Exercise aim: Each line from the top of the listing through the one holding "import plotly.graph_objects as go" should be restated word for word, with nothing added and no pictures.

Source excerpt:
--------------------
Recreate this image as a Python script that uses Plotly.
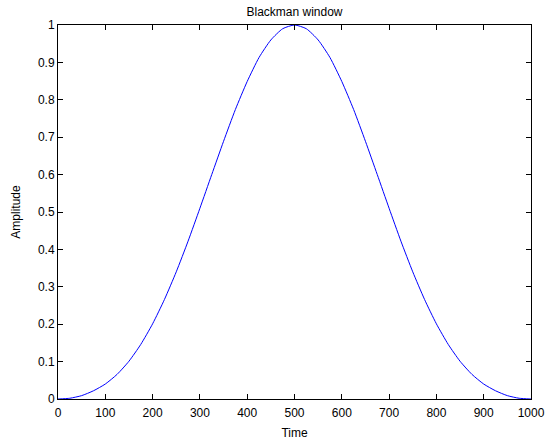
import plotly.graph_objects as go

time = [0, 25, 50, 75, 100, 125, 150, 175, 200, 225, 250, 275, 300, 325, 350, 375, 400, 425, 450, 475, 500,
        525, 550, 575, 600, 625, 650, 675, 700, 725, 750, 775, 800, 825, 850, 875, 900, 925, 950, 975, 1000]
amplitude = [0.0, 0.002, 0.009, 0.022, 0.040, 0.066, 0.101, 0.146, 0.201, 0.266, 0.340, 0.422, 0.510, 0.600,
             0.689, 0.774, 0.849, 0.913, 0.960, 0.990, 1.0,
             0.990, 0.960, 0.913, 0.849, 0.774, 0.689, 0.600, 0.510, 0.422, 0.340, 0.266, 0.201, 0.146, 0.101,
             0.066, 0.040, 0.022, 0.009, 0.002, 0.0]
xticks = [0, 100, 200, 300, 400, 500, 600, 700, 800, 900, 1000]
yticks = [0, 0.1, 0.2, 0.3, 0.4, 0.5, 0.6, 0.7, 0.8, 0.9, 1]
ytick_labels = ["0", "0.1", "0.2", "0.3", "0.4", "0.5", "0.6", "0.7", "0.8", "0.9", "1"]

fig = go.Figure()
fig.add_trace(go.Scatter(x=time, y=amplitude, mode="lines",
                         line=dict(color="#0000ff", width=1, shape="spline", smoothing=0.6),
                         showlegend=False))

font = dict(family="Liberation Sans, Arial, sans-serif", size=12, color="black")
axis_common = dict(showgrid=False, zeroline=False, showline=True, linecolor="black", linewidth=1,
                   mirror="ticks", ticks="inside", ticklen=5, tickcolor="black", tickwidth=1,
                   tickfont=font, automargin=False)
fig.update_xaxes(range=[0, 1000], tickvals=xticks, ticklabelstandoff=3,
                 title=dict(text="Time", font=font, standoff=9), **axis_common)
fig.update_yaxes(range=[0, 1], tickvals=yticks, ticktext=ytick_labels,
                 title=dict(text="Amplitude", font=font, standoff=14), **axis_common)
fig.update_layout(
    width=552, height=442,
    margin=dict(l=58, r=21, t=25, b=43, autoexpand=False),
    paper_bgcolor="white", plot_bgcolor="white",
    title=dict(text="Blackman window", font=font, x=0.5, xref="paper", xanchor="center",
               y=1, yref="paper", yanchor="bottom", pad=dict(b=9)),
    font=font,
    hovermode=False,
)
# remove the default 8px body margin so the figure sits at the page's top-left corner
fig.write_html("out.html", config={"displayModeBar": False, "staticPlot": True},
               post_script="document.body.style.margin='0';")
--------------------
Written reply:
Recreate this image as a Python script that uses Plotly.
import plotly.graph_objects as go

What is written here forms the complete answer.